Morley's book is both a failure and a triumph because it reflects everything music writing currently is and represents much of what it could become. On the one hand, it is frustratingly obsessed with historicism over engagement with the work at hand, lazily using mentions of often obscure songs or groups in place of real description to make shallow critical comparisons. The book is too tied up with the past to apply its passion to what other people are passionate about, and too tied up in similarity to really examine the differences. But at the same time, it insists on taking pop music (as explicitly opposed to rock music) seriously, which requires the playfulness Morley does so well. For every eruption of cynicism, there are countless moments of optimism; for every failure to address pop as music in the same manner as the Lucier piece (in contrast to the intense technical focus on "Room," Morley's description of the genesis of "Head" is almost mystical); and for every misunderstanding of the pop pleasure principle, there's a wonderful recognition of the importance of context.

To a critic, the peculiar triumph of pop music is that it expresses amazingly complex ideas in ways with which other people actively desire to engage, and it's one of the particular joys of criticism to parse these ideas, to draw them out and make connections and express them in one's own language. The form of criticism Morley's pointing toward is modeled after pop, which is to say it's both all-inclusive and endlessly energized; a hallmark of traditional rock criticism is the latter, and pop criticism has slowly engulfed the former by broadening its scope. However, often when it swings towards the energy of Bangs, it too easily embraces his inheritors' restrictive rage. We can and will find a way to talk about pop the way it talks about itself, in a voice that never limits and only enables.

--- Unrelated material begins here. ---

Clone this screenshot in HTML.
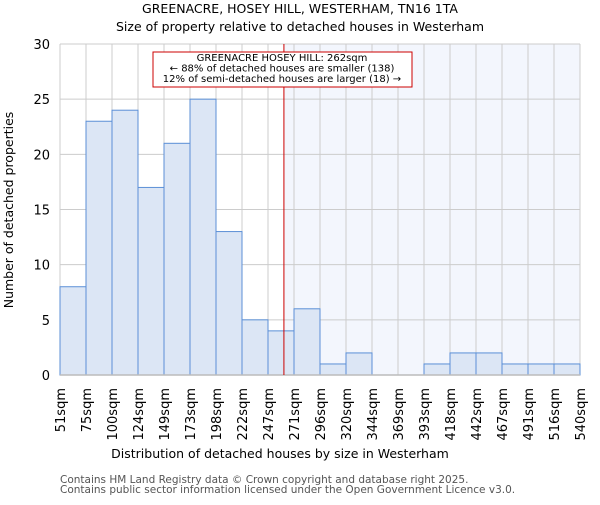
<!DOCTYPE html>
<html><head><meta charset="utf-8"><style>
body{margin:0;background:#fff}
svg text{font-family:"DejaVu Sans","Liberation Sans",sans-serif}
</style></head><body>
<svg id="chart" width="600" height="500" xmlns="http://www.w3.org/2000/svg">
<text x="300" y="13" text-anchor="middle" font-size="12.5">GREENACRE, HOSEY HILL, WESTERHAM, TN16 1TA</text>
<text x="300" y="31" text-anchor="middle" font-size="12.5">Size of property relative to detached houses in Westerham</text>
<g id="plot"></g>
<text x="280" y="458" text-anchor="middle" font-size="12.5">Distribution of detached houses by size in Westerham</text>
<text transform="translate(13,210) rotate(-90)" text-anchor="middle" font-size="12.5">Number of detached properties</text>
<text x="60" y="483" font-size="10.5" fill="#555">Contains HM Land Registry data © Crown copyright and database right 2025.</text>
<text x="60" y="493" font-size="10.5" fill="#555">Contains public sector information licensed under the Open Government Licence v3.0.</text>
</svg>
<script>
const categories=["51sqm","75sqm","100sqm","124sqm","149sqm","173sqm","198sqm","222sqm","247sqm","271sqm","296sqm","320sqm","344sqm","369sqm","393sqm","418sqm","442sqm","467sqm","491sqm","516sqm","540sqm"];
const counts=[8,23,24,17,21,25,13,5,4,6,1,2,0,0,1,2,2,1,1,1];
const yTicks=[0,5,10,15,20,25,30];
const markerValue=262;
const binStart=51, binWidthSqm=24.5;
const X0=60,X1=580,Y0=375,Y1=44,yMax=30;
const bw=(X1-X0)/counts.length;
const xs=v=>X0+(v-binStart)/binWidthSqm*bw;
const ys=v=>Y0-(v/yMax)*(Y0-Y1);
const NS="http://www.w3.org/2000/svg";
const g=document.getElementById('plot');
function mk(t,a){const e=document.createElementNS(NS,t);for(const k in a)e.setAttribute(k,a[k]);g.appendChild(e);return e;}
const mx=xs(markerValue);
let sh=mk('rect',{x:mx,y:Y1,width:X1-mx,height:Y0-Y1,fill:'#f3f6fd'});


for(let i=0;i<=counts.length;i++){const l=mk('line',{x1:X0+i*bw,x2:X0+i*bw,y1:Y1,y2:Y0,stroke:'#ccc','stroke-width':1});

}
yTicks.forEach(t=>{const l=mk('line',{x1:X0,x2:X1,y1:ys(t),y2:ys(t),stroke:'#ccc','stroke-width':1});


const tx=mk('text',{x:X0-10,y:ys(t)+5,'text-anchor':'end','font-size':13});tx.textContent=t;

});
counts.forEach((c,i)=>{const r=mk('rect',{x:X0+i*bw,y:ys(c),width:bw,height:Y0-ys(c),fill:'#dce6f5',stroke:'#5b8fd6','stroke-width':1});

});
categories.forEach((c,i)=>{const x=X0+i*bw;const t=mk('text',{transform:`translate(${x+5},388) rotate(-90)`,'text-anchor':'end','font-size':13});t.textContent=c;

});
let ax=mk('line',{x1:X0,x2:X1,y1:Y0,y2:Y0,stroke:'#bbb','stroke-width':1.5});


let ml=mk('line',{x1:mx,x2:mx,y1:Y1,y2:Y0,stroke:'#cc0000','stroke-width':1});


let box=mk('rect',{x:153,y:52,width:259,height:35,fill:'#fff',stroke:'#cc0000','stroke-width':1});


["GREENACRE HOSEY HILL: 262sqm","← 88% of detached houses are smaller (138)","12% of semi-detached houses are larger (18) →"].forEach((s,i)=>{const t=mk('text',{x:282,y:61+i*10.5,'text-anchor':'middle','font-size':10});t.textContent=s;

});
</script>
</body></html>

So what do we want? Something that, instead of trying to distill pop's purity of essence, seeks its endless expansion; something that internalizes the lessons of the poststructuralist theorists its more highbrow adherents constantly reference, accepting their invitations to play. Something that is not merely a slowly decaying grumble about its practitioners' inability to rouse themselves in their middle age to the chemically-induced summits of yore and instead seeks to understand the pleasures of the new young on their own terms by refusing the temptations of doubt and too-quick dismissal. Something that doesn't settle for the shallow, automatically-generated critiques inherited from our rockcrit forebears, dusted off and mapped onto an unwilling new context. Something not only as pleasurable as pop, but as intelligent, a criticism worthy of its subject. Words and Music is an incomplete roadmap, but it takes us a little closer to where we want to go.